12 Dazu ist zunächst festzustellen, daß Artikel 3 Absatz 3 der Verordnung es nur erlaubt, einer Berufsgruppe eine der beiden in dieser Vorschrift vorgesehenen Auftragsarten vorzubehalten. Eine nationale Regelung, die es Unternehmen, die nicht zu dieser Berufsgruppe gehören, gänzlich untersagt, Zollanmeldungen für fremde Rechnung abzugeben, sei es in eigenem oder in fremdem Namen, beachtet nicht die von Artikel 3 Absatz 3 vorgeschriebene Alternative und verstösst deswegen gegen die Verordnung.

13 Unabhängig davon, wie die fraglichen Vorschriften des portugiesischen Rechts auszulegen sind, ist den Erfordernissen des Artikels 3 Absatz 3 der Verordnung nur dann Genüge getan, wenn die Ausübung der nicht vorbehaltenen Tätigkeit tatsächlich frei ist. Dieser Artikel soll nämlich gewährleisten, daß die Importeure von Waren nicht gezwungen sind, sich für ihre Zollanmeldungen ausschließlich an offizielle Agenten zu wenden, denen der Mitgliedstaat eine der beiden Auftragsarten vorbehalten hat, sondern eine gewisse Wahlfreiheit zwischen verschiedenen Gruppen konkurrierender Wirtschaftsteilnehmer haben.

14 Diese Freiheit ist jedoch gefährdet, wenn ein Mitgliedstaat allen Unternehmen, die nicht offizielle Zollagenten sind - denen er eine der beiden Auftragsarten vorbehalten hat - untersagt, die andere Auftragsart gewerbsmässig auszuüben. Ein solches Verbot schützt die offiziellen Zollagenten gegen jegliche wirksame Konkurrenz durch andere Unternehmen und verschafft ihnen mithin für Zollanmeldungen für fremde Rechnung ein tatsächliches Monopol.

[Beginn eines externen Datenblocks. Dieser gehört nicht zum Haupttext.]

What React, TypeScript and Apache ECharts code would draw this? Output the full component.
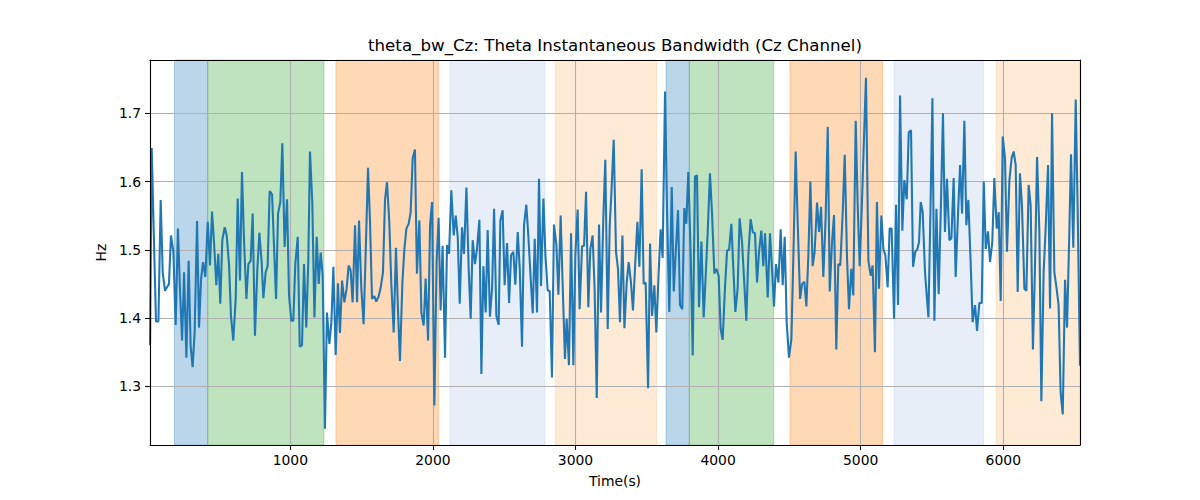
import React, { useEffect, useRef } from "react";
import * as echarts from "echarts";

const TITLE = "theta_bw_Cz: Theta Instantaneous Bandwidth (Cz Channel)";
const X_NAME = "Time(s)";
const Y_NAME = "Hz";

const X_MIN = 16;
const X_MAX = 6538;
const Y_MIN = 1.214;
const Y_MAX = 1.778;
const X_TICKS = [1000, 2000, 3000, 4000, 5000, 6000];
const Y_TICKS = [1.3, 1.4, 1.5, 1.6, 1.7];

const times = [
  16, 28, 43, 58, 75, 91, 105, 121, 135, 149, 163, 180, 196, 212, 226, 241, 255, 271, 287, 301,
  315, 329, 346, 360, 374, 388, 404, 421, 437, 451, 465, 481, 495, 509, 523, 540, 554, 570, 584, 600,
  617, 631, 647, 661, 675, 692, 706, 722, 736, 752, 769, 783, 799, 811, 827, 841, 855, 872, 886, 900,
  914, 930, 944, 960, 977, 991, 1007, 1021, 1035, 1052, 1066, 1082, 1096, 1112, 1126, 1138, 1154, 1169, 1185, 1199,
  1213, 1227, 1243, 1257, 1274, 1288, 1302, 1318, 1334, 1348, 1363, 1379, 1395, 1409, 1423, 1437, 1454, 1468, 1482, 1498,
  1514, 1528, 1545, 1559, 1573, 1589, 1603, 1620, 1634, 1650, 1664, 1678, 1694, 1708, 1725, 1741, 1755, 1769, 1786, 1800,
  1814, 1830, 1844, 1858, 1874, 1888, 1905, 1919, 1935, 1949, 1966, 1980, 1994, 2010, 2026, 2040, 2054, 2068, 2085, 2099,
  2113, 2129, 2146, 2160, 2174, 2188, 2204, 2218, 2235, 2251, 2265, 2279, 2295, 2309, 2326, 2340, 2354, 2370, 2384, 2400,
  2415, 2429, 2445, 2461, 2473, 2489, 2503, 2520, 2534, 2548, 2564, 2578, 2595, 2609, 2625, 2639, 2655, 2669, 2686, 2700,
  2714, 2730, 2744, 2758, 2775, 2789, 2805, 2819, 2835, 2849, 2866, 2880, 2896, 2910, 2926, 2938, 2954, 2969, 2985, 2999,
  3015, 3029, 3046, 3060, 3074, 3090, 3104, 3120, 3134, 3149, 3165, 3179, 3195, 3209, 3226, 3240, 3251, 3268, 3284, 3298,
  3312, 3329, 3343, 3359, 3373, 3389, 3403, 3417, 3434, 3448, 3464, 3478, 3492, 3509, 3523, 3537, 3553, 3567, 3583, 3597,
  3611, 3628, 3642, 3658, 3675, 3689, 3703, 3719, 3733, 3749, 3763, 3777, 3791, 3808, 3822, 3838, 3852, 3866, 3883, 3899,
  3913, 3927, 3943, 3957, 3974, 3988, 4004, 4018, 4032, 4048, 4063, 4077, 4093, 4107, 4121, 4137, 4151, 4168, 4182, 4198,
  4212, 4228, 4243, 4259, 4273, 4287, 4303, 4317, 4329, 4348, 4364, 4378, 4392, 4406, 4423, 4439, 4453, 4467, 4481, 4497,
  4514, 4528, 4544, 4558, 4575, 4589, 4605, 4619, 4633, 4647, 4663, 4677, 4694, 4708, 4722, 4738, 4754, 4769, 4783, 4799,
  4813, 4829, 4843, 4857, 4874, 4888, 4904, 4918, 4934, 4948, 4965, 4979, 4993, 5009, 5023, 5037, 5054, 5070, 5084, 5100,
  5114, 5128, 5145, 5159, 5173, 5189, 5203, 5217, 5234, 5248, 5262, 5276, 5292, 5306, 5323, 5337, 5353, 5367, 5383, 5397,
  5409, 5421, 5435, 5451, 5465, 5475, 5489, 5503, 5517, 5531, 5547, 5562, 5577, 5591, 5605, 5622, 5636, 5652, 5666, 5683,
  5697, 5711, 5727, 5741, 5755, 5771, 5785, 5802, 5816, 5832, 5849, 5863, 5877, 5893, 5907, 5923, 5937, 5954, 5968, 5982,
  5996, 6012, 6026, 6043, 6059, 6073, 6087, 6101, 6117, 6131, 6148, 6162, 6178, 6192, 6208, 6222, 6237, 6253, 6267, 6283,
  6297, 6314, 6328, 6342, 6358, 6374, 6388, 6402, 6417, 6433, 6447, 6461, 6475, 6491, 6508, 6522, 6538,
];

const bandwidth = [
  1.36, 1.649, 1.52, 1.395, 1.395, 1.573, 1.467, 1.44, 1.445, 1.45, 1.521, 1.497, 1.39, 1.531, 1.443, 1.367, 1.467, 1.342, 1.484, 1.359,
  1.328, 1.379, 1.542, 1.386, 1.457, 1.482, 1.46, 1.541, 1.477, 1.556, 1.511, 1.448, 1.494, 1.421, 1.514, 1.533, 1.521, 1.479, 1.403, 1.367,
  1.428, 1.575, 1.455, 1.614, 1.516, 1.428, 1.479, 1.484, 1.553, 1.374, 1.472, 1.525, 1.482, 1.429, 1.467, 1.476, 1.586, 1.581, 1.504, 1.428,
  1.553, 1.57, 1.656, 1.504, 1.574, 1.433, 1.396, 1.396, 1.479, 1.519, 1.358, 1.36, 1.479, 1.386, 1.482, 1.644, 1.57, 1.401, 1.519, 1.45,
  1.496, 1.462, 1.238, 1.408, 1.362, 1.394, 1.475, 1.346, 1.451, 1.378, 1.455, 1.423, 1.443, 1.477, 1.47, 1.423, 1.536, 1.423, 1.543, 1.443,
  1.391, 1.492, 1.62, 1.541, 1.428, 1.432, 1.424, 1.432, 1.445, 1.467, 1.573, 1.599, 1.541, 1.452, 1.379, 1.503, 1.413, 1.337, 1.452, 1.501,
  1.531, 1.538, 1.555, 1.634, 1.647, 1.465, 1.543, 1.408, 1.389, 1.458, 1.367, 1.536, 1.57, 1.272, 1.482, 1.547, 1.411, 1.506, 1.342, 1.507,
  1.494, 1.587, 1.521, 1.55, 1.519, 1.421, 1.533, 1.494, 1.591, 1.472, 1.399, 1.514, 1.479, 1.501, 1.544, 1.318, 1.476, 1.408, 1.529, 1.402,
  1.443, 1.56, 1.403, 1.39, 1.543, 1.558, 1.448, 1.51, 1.422, 1.492, 1.497, 1.449, 1.526, 1.472, 1.358, 1.536, 1.566, 1.521, 1.457, 1.407,
  1.516, 1.408, 1.604, 1.447, 1.575, 1.492, 1.44, 1.44, 1.313, 1.537, 1.507, 1.434, 1.55, 1.448, 1.34, 1.399, 1.331, 1.524, 1.331, 1.492,
  1.559, 1.413, 1.505, 1.506, 1.585, 1.416, 1.501, 1.521, 1.443, 1.283, 1.537, 1.408, 1.546, 1.632, 1.384, 1.536, 1.58, 1.661, 1.497, 1.472,
  1.394, 1.521, 1.385, 1.452, 1.482, 1.452, 1.411, 1.472, 1.541, 1.475, 1.618, 1.45, 1.452, 1.297, 1.509, 1.403, 1.448, 1.379, 1.467, 1.53,
  1.488, 1.732, 1.555, 1.409, 1.592, 1.439, 1.497, 1.558, 1.419, 1.413, 1.561, 1.538, 1.614, 1.492, 1.345, 1.607, 1.609, 1.416, 1.512, 1.401,
  1.462, 1.525, 1.612, 1.555, 1.465, 1.472, 1.462, 1.384, 1.368, 1.443, 1.499, 1.5, 1.538, 1.472, 1.409, 1.443, 1.546, 1.511, 1.457, 1.396,
  1.492, 1.545, 1.526, 1.524, 1.452, 1.497, 1.528, 1.476, 1.524, 1.43, 1.524, 1.472, 1.417, 1.479, 1.452, 1.53, 1.448, 1.519, 1.394, 1.342,
  1.369, 1.492, 1.644, 1.541, 1.428, 1.45, 1.453, 1.417, 1.492, 1.6, 1.476, 1.497, 1.569, 1.526, 1.563, 1.46, 1.546, 1.68, 1.439, 1.511,
  1.551, 1.354, 1.479, 1.477, 1.555, 1.639, 1.489, 1.413, 1.472, 1.433, 1.689, 1.565, 1.476, 1.57, 1.663, 1.752, 1.484, 1.462, 1.477, 1.35,
  1.57, 1.443, 1.55, 1.501, 1.492, 1.445, 1.531, 1.531, 1.399, 1.566, 1.419, 1.726, 1.528, 1.602, 1.574, 1.672, 1.675, 1.475, 1.497, 1.501,
  1.511, 1.57, 1.555, 1.467, 1.428, 1.401, 1.555, 1.722, 1.396, 1.56, 1.435, 1.56, 1.7, 1.526, 1.604, 1.514, 1.517, 1.605, 1.46, 1.555,
  1.624, 1.553, 1.689, 1.536, 1.573, 1.482, 1.394, 1.419, 1.381, 1.422, 1.422, 1.6, 1.501, 1.527, 1.482, 1.511, 1.605, 1.531, 1.555, 1.425,
  1.666, 1.634, 1.497, 1.602, 1.635, 1.644, 1.624, 1.438, 1.612, 1.565, 1.443, 1.44, 1.595, 1.565, 1.354, 1.472, 1.636, 1.526, 1.278, 1.467,
  1.531, 1.624, 1.414, 1.7, 1.467, 1.443, 1.419, 1.291, 1.259, 1.456, 1.386, 1.506, 1.64, 1.503, 1.72, 1.555, 1.33,
];

// state spans: start, end, kind
const spanStarts = [187, 421, 1320, 2120, 2858, 3635, 3798, 4504, 5234, 5949];
const spanEnds = [421, 1236, 2040, 2786, 3569, 3798, 4390, 5154, 5862, 6538];
const spanKinds = ["blue", "green", "orange", "lightblue", "lightorange", "blue", "green", "orange", "lightblue", "lightorange"];

const KIND_COLORS: Record<string, string> = {
  blue: "rgba(31,119,180,0.3)",
  green: "rgba(44,160,44,0.3)",
  orange: "rgba(255,127,14,0.3)",
  lightblue: "rgba(174,199,232,0.3)",
  lightorange: "rgba(255,187,120,0.3)",
};

const FONT = "DejaVu Sans";

export default function App() {
  const ref = useRef<HTMLDivElement>(null);

  useEffect(() => {
    if (!ref.current) return;
    const chart = echarts.init(ref.current, undefined, { renderer: "svg" });

    const lineData = times.map((t, i) => [t, bandwidth[i]]);
    const areaData = spanStarts.map((s, i) => [
      {
        xAxis: s,
        itemStyle: {
          color: KIND_COLORS[spanKinds[i]],
          borderColor: KIND_COLORS[spanKinds[i]],
          borderWidth: 1,
        },
      },
      { xAxis: spanEnds[i] },
    ]);
    const gridLines = [
      ...Y_TICKS.map((v) => ({ yAxis: v })),
      ...X_TICKS.map((v) => ({ xAxis: v })),
    ];

    const axisCommon = {
      axisLine: { show: true, lineStyle: { color: "#000", width: 1.1 } },
      splitLine: { show: false },
      z: 10,
    };

    chart.setOption({
      animation: false,
      backgroundColor: "#fff",
      grid: { left: 150, right: 120, top: 60, bottom: 55, containLabel: false },
      graphic: [
        {
          type: "text",
          x: 615,
          y: 45.5,
          style: {
            text: TITLE,
            fontFamily: FONT,
            fontSize: 16.67,
            fill: "#000",
            align: "center",
            verticalAlign: "middle",
            textAlign: "center",
            textVerticalAlign: "middle",
          },
        },
      ],
      xAxis: [
        {
          ...axisCommon,
          type: "value",
          min: X_MIN,
          max: X_MAX,
          position: "bottom",
          name: X_NAME,
          nameLocation: "middle",
          nameGap: 29,
          nameTextStyle: { fontFamily: FONT, fontSize: 13.9, color: "#000" },
          axisTick: {
            show: true,
            length: 4.9,
            customValues: X_TICKS,
            lineStyle: { color: "#000", width: 1.1 },
          },
          axisLabel: {
            customValues: X_TICKS,
            margin: 8,
            fontFamily: FONT,
            fontSize: 13.9,
            color: "#000",
            formatter: (v: number) => String(Math.round(v)),
          },
        },
        {
          ...axisCommon,
          type: "value",
          min: X_MIN,
          max: X_MAX,
          position: "top",
          axisTick: { show: false },
          axisLabel: { show: false },
        },
      ],
      yAxis: [
        {
          ...axisCommon,
          type: "value",
          min: Y_MIN,
          max: Y_MAX,
          position: "left",
          name: Y_NAME,
          nameLocation: "middle",
          nameGap: 38,
          nameTextStyle: { fontFamily: FONT, fontSize: 13.9, color: "#000" },
          axisTick: {
            show: true,
            length: 4.9,
            customValues: Y_TICKS,
            lineStyle: { color: "#000", width: 1.1 },
          },
          axisLabel: {
            customValues: Y_TICKS,
            margin: 9,
            fontFamily: FONT,
            fontSize: 13.9,
            color: "#000",
            formatter: (v: number) => v.toFixed(1),
          },
        },
        {
          ...axisCommon,
          type: "value",
          min: Y_MIN,
          max: Y_MAX,
          position: "right",
          axisTick: { show: false },
          axisLabel: { show: false },
        },
      ],
      series: [
        {
          type: "line",
          name: "spans",
          data: [],
          silent: true,
          z: 1,
          markArea: { silent: true, z: 1, data: areaData, label: { show: false } },
        },
        {
          type: "line",
          name: "grid",
          data: [],
          silent: true,
          z: 2,
          markLine: {
            silent: true,
            z: 2,
            symbol: ["none", "none"],
            label: { show: false },
            lineStyle: { color: "#b0b0b0", width: 1.1, type: "solid" },
            emphasis: { disabled: true },
            data: gridLines,
          },
        },
        {
          type: "line",
          name: "theta_bw_Cz",
          data: lineData,
          showSymbol: false,
          symbol: "none",
          z: 3,
          lineStyle: { color: "#1f77b4", width: 2.08 },
          clip: true,
        },
      ],
    });

    return () => chart.dispose();
  }, []);

  return (
    <div
      ref={ref}
      style={{ position: "absolute", left: 0, top: 0, width: 1200, height: 500 }}
    />
  );
}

15 Insoweit ist zu beachten, daß die berufliche Befähigung im Sinne des Artikels 6 Buchstabe a der Verordnung nur die Berufsgruppe betrifft, der der Mitgliedstaat gemäß Artikel 3 Absatz 3 das ausschließliche Recht zuerkannt hat, im Rahmen einer der beiden Auftragsarten zu handeln. Artikel 6 Buchstabe a erlaubt es also nicht, für diejenigen, die nicht zu dieser Gruppe gehören, die Inanspruchnahme der anderen Auftragsart auf nicht gewerbsmässige Zwecke zu beschränken.

16 Das portugiesische Zollrecht behält jedoch den offiziellen Zollagenten das Recht vor, Zollanmeldungen in eigenem Namen und für fremde Rechnung abzugeben, und untersagt es anderen Unternehmen, gewerbsmässig solche Anmeldungen in fremdem Namen und für fremde Rechnung abzugeben.

17 Daraus folgt, daß die Portugiesische Republik insoweit gegen ihre Verpflichtungen aus der Verordnung verstossen hat, als Artikel 426 der Zollreformverordnung und Artikel 7 Absatz 4 des Decreto-lei Nr. 43 vom 25. Januar 1983 die Transit- und Speditionsunternehmen daran hindert, gewerbsmässig eine Tätigkeit auszuüben, die in der Abgabe von Zollanmeldungen in fremdem Namen und für fremde Rechnung besteht.

Kostenentscheidung:

Kosten

18 Gemäß Artikel 69 § 2 der Verfahrensordnung ist die unterliegende Partei zur Tragung der Kosten zu verurteilen. Da die Portugiesische Republik mit ihrem Vorbringen unterlegen ist, sind ihr die Kosten des Verfahrens aufzuerlegen.

Tenor:

Aus diesen Gründen

hat

DER GERICHTSHOF

für Recht erkannt und entschieden:

1) Die Portugiesische Republik hat gegen ihre Verpflichtungen aus der Verordnung (EWG) Nr. 3632/85 des Rates vom 12. Dezember 1985 zur Festlegung der Voraussetzungen, unter denen eine Person eine Zollanmeldung abgeben kann, verstossen, indem sie Artikel 426 des Decreto-lei Nr. 46311 vom 27. April 1965 und Artikel 7 Absatz 4 des Decreto-lei Nr. 43 vom 25. Januar 1983 beibehalten hat, soweit diese Artikel Transit- und Speditionsunternehmen daran hindern, gewerbsmässig eine Tätigkeit auszuüben, die darin besteht, Zollanmeldungen in fremdem Namen und für fremde Rechnung abzugeben.

2) Die Portugiesische Republik trägt die Kosten des Verfahrens.